Set problem → From the first line of the data down to and including the line with "labelsize=FS, labelcolor=TXT)", copy everything exactly, leaving out pictures.

Entries supplied →
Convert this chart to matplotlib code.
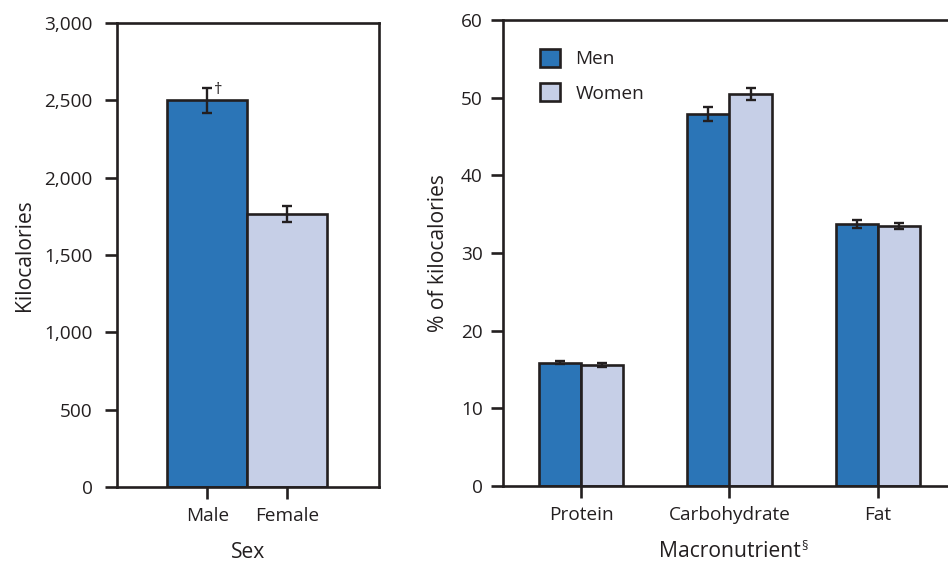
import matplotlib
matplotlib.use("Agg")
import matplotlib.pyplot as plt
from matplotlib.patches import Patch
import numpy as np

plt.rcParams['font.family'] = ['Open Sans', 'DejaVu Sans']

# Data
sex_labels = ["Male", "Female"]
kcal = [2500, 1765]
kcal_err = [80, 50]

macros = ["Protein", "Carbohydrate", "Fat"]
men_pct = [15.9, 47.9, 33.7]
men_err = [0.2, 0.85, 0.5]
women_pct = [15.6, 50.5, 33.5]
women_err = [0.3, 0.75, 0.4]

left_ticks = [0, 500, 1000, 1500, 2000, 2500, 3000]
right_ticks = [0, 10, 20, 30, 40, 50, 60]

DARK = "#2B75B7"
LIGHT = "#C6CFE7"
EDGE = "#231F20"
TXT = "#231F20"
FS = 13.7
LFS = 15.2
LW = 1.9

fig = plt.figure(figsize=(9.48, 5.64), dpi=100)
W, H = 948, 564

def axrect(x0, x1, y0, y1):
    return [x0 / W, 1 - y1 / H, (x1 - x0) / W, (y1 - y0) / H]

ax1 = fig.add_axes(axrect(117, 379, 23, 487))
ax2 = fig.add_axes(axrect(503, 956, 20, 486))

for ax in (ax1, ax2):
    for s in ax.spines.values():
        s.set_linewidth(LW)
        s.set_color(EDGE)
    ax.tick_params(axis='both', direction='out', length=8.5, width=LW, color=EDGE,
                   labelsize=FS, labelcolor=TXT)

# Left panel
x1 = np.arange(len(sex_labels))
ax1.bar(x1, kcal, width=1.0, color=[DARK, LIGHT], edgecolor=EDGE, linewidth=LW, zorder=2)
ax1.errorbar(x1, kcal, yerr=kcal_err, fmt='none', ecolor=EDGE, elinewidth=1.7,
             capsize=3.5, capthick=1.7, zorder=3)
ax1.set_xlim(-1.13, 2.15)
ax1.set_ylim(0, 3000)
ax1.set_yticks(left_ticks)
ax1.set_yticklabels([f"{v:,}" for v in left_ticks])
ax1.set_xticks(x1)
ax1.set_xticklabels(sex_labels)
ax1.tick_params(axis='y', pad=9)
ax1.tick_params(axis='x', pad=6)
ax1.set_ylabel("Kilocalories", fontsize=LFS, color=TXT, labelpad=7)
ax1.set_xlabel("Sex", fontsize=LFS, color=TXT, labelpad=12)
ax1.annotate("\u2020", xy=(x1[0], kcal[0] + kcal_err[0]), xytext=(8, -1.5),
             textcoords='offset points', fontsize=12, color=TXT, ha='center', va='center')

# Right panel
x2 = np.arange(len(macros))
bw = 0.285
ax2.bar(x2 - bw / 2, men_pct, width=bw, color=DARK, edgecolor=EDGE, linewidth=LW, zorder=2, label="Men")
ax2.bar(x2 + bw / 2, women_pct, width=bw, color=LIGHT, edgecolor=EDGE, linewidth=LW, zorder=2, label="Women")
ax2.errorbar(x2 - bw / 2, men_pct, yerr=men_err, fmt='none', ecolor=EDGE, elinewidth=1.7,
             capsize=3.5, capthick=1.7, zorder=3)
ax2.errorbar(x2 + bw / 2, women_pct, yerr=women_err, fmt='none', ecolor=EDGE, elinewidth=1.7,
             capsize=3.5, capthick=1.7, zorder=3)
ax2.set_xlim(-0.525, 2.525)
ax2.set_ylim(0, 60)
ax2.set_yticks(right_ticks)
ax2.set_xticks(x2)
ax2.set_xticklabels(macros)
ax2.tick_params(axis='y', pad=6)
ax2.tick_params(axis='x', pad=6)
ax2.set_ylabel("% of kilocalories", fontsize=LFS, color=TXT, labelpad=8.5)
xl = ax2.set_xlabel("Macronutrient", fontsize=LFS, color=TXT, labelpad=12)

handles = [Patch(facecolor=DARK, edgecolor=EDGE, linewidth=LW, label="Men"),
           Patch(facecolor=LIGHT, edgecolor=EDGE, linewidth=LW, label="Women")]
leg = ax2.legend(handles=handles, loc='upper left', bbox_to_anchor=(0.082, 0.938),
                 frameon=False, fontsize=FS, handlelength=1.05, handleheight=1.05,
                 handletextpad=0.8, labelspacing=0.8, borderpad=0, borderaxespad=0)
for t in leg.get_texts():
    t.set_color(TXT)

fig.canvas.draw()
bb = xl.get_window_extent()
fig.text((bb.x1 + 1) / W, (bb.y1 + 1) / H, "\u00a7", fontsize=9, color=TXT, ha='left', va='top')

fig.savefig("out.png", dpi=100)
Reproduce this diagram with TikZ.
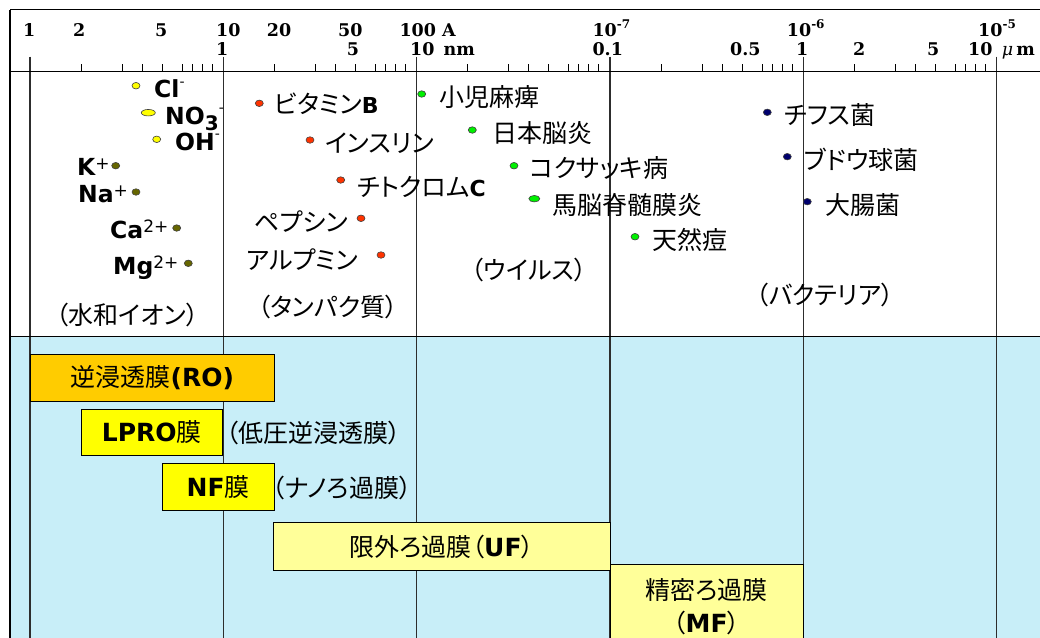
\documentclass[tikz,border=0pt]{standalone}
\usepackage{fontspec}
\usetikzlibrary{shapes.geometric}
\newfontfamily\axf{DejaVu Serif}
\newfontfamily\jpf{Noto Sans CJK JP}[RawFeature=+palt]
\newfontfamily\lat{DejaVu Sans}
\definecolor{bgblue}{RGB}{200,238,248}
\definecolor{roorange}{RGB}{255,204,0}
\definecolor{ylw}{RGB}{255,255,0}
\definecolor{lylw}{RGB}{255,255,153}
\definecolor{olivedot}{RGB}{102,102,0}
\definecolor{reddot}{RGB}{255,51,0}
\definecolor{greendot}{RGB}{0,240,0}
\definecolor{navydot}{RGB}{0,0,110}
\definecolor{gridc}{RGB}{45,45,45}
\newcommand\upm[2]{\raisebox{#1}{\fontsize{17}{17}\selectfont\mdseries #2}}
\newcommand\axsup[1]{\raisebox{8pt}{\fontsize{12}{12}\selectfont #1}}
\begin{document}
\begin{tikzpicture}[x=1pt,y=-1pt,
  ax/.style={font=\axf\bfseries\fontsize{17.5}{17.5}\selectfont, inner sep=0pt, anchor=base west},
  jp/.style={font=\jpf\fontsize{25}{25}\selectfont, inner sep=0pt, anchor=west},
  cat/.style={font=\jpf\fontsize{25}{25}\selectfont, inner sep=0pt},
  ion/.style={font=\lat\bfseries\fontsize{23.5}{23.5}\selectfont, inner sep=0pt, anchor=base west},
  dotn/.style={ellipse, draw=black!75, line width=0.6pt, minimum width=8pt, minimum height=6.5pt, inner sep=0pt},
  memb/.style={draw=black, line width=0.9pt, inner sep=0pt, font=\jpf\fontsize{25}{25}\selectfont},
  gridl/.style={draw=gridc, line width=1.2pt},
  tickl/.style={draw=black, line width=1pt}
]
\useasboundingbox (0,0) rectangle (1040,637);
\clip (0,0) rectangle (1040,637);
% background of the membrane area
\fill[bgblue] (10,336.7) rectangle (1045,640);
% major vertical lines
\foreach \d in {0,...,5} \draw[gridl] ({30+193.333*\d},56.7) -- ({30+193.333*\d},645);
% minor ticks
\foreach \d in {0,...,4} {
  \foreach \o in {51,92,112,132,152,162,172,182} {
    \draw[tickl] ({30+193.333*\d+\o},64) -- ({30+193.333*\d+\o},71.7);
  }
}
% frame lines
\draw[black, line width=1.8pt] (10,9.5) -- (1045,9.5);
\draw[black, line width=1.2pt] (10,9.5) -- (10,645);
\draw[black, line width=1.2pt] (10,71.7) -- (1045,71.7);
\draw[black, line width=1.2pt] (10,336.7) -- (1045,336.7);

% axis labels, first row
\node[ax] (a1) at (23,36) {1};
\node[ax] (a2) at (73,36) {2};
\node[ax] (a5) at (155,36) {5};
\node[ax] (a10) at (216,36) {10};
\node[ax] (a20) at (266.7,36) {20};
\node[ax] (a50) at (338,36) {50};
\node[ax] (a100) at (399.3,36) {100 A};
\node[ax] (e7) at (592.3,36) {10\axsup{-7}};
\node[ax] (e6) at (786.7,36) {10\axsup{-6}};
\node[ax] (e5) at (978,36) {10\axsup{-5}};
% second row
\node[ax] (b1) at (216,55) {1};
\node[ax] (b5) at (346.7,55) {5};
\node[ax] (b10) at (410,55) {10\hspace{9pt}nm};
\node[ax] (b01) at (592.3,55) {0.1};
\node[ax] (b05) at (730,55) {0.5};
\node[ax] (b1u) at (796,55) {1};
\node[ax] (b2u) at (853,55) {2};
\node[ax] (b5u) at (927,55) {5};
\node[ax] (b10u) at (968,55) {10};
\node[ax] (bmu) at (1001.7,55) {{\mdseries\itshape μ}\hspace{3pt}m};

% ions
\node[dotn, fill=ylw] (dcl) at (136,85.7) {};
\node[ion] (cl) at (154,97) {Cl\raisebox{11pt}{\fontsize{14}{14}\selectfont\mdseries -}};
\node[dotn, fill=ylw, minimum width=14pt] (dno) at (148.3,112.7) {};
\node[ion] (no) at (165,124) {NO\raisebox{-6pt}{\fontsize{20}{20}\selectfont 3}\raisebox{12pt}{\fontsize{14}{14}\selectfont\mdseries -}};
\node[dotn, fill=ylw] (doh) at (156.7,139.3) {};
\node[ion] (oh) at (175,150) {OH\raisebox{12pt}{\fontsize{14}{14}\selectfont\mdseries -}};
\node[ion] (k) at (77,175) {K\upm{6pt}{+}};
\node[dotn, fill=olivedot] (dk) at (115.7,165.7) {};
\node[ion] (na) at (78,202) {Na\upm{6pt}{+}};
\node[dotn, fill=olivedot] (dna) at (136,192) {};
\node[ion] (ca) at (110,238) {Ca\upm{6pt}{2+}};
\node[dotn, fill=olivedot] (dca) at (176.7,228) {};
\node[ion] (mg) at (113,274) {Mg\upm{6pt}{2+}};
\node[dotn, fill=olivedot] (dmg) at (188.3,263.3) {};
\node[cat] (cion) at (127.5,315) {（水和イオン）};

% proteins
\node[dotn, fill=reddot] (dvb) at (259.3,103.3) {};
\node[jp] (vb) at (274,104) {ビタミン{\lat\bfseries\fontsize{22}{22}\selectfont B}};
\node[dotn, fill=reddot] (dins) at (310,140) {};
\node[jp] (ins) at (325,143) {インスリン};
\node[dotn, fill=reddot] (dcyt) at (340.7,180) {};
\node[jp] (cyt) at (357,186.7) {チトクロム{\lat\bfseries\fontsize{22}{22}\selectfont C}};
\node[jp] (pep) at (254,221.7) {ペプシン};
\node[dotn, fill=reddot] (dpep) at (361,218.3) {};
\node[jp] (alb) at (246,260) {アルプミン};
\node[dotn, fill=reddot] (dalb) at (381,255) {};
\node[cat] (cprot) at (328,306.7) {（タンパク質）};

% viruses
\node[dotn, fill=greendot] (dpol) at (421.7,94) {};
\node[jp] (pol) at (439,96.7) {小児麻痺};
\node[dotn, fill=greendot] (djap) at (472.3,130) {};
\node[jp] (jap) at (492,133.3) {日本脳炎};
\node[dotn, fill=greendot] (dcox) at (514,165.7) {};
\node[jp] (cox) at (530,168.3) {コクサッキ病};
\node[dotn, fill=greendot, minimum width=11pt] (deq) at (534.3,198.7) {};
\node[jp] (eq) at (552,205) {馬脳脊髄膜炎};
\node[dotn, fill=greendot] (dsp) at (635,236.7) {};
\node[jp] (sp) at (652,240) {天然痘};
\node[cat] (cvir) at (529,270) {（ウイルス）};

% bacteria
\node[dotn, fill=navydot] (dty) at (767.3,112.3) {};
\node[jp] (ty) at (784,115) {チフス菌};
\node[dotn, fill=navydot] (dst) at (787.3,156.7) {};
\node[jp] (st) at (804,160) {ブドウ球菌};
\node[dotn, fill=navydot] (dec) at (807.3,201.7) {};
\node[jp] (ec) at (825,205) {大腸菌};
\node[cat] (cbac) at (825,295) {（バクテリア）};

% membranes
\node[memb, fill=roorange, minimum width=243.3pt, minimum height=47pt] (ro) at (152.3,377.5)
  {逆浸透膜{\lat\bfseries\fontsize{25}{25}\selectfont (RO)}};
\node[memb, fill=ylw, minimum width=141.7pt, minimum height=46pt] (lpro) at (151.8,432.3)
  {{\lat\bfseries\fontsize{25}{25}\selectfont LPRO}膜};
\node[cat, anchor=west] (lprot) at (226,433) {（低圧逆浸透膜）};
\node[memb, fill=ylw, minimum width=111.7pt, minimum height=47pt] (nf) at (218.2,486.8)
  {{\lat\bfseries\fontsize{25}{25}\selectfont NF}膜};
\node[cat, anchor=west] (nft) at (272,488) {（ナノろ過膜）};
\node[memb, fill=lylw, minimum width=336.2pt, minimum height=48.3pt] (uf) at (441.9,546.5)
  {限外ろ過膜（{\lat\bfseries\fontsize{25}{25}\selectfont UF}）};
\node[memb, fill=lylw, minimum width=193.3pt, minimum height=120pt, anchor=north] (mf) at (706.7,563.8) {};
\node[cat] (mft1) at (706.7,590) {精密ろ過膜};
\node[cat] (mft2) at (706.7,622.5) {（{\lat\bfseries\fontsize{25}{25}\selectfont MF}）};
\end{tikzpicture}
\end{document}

Answer to this exercise →
Convert this chart to matplotlib code.
import matplotlib
matplotlib.use("Agg")
import matplotlib.pyplot as plt
from matplotlib.patches import Patch
import numpy as np

plt.rcParams['font.family'] = ['Open Sans', 'DejaVu Sans']

# Data
sex_labels = ["Male", "Female"]
kcal = [2500, 1765]
kcal_err = [80, 50]

macros = ["Protein", "Carbohydrate", "Fat"]
men_pct = [15.9, 47.9, 33.7]
men_err = [0.2, 0.85, 0.5]
women_pct = [15.6, 50.5, 33.5]
women_err = [0.3, 0.75, 0.4]

left_ticks = [0, 500, 1000, 1500, 2000, 2500, 3000]
right_ticks = [0, 10, 20, 30, 40, 50, 60]

DARK = "#2B75B7"
LIGHT = "#C6CFE7"
EDGE = "#231F20"
TXT = "#231F20"
FS = 13.7
LFS = 15.2
LW = 1.9

fig = plt.figure(figsize=(9.48, 5.64), dpi=100)
W, H = 948, 564

def axrect(x0, x1, y0, y1):
    return [x0 / W, 1 - y1 / H, (x1 - x0) / W, (y1 - y0) / H]

ax1 = fig.add_axes(axrect(117, 379, 23, 487))
ax2 = fig.add_axes(axrect(503, 956, 20, 486))

for ax in (ax1, ax2):
    for s in ax.spines.values():
        s.set_linewidth(LW)
        s.set_color(EDGE)
    ax.tick_params(axis='both', direction='out', length=8.5, width=LW, color=EDGE,
                   labelsize=FS, labelcolor=TXT)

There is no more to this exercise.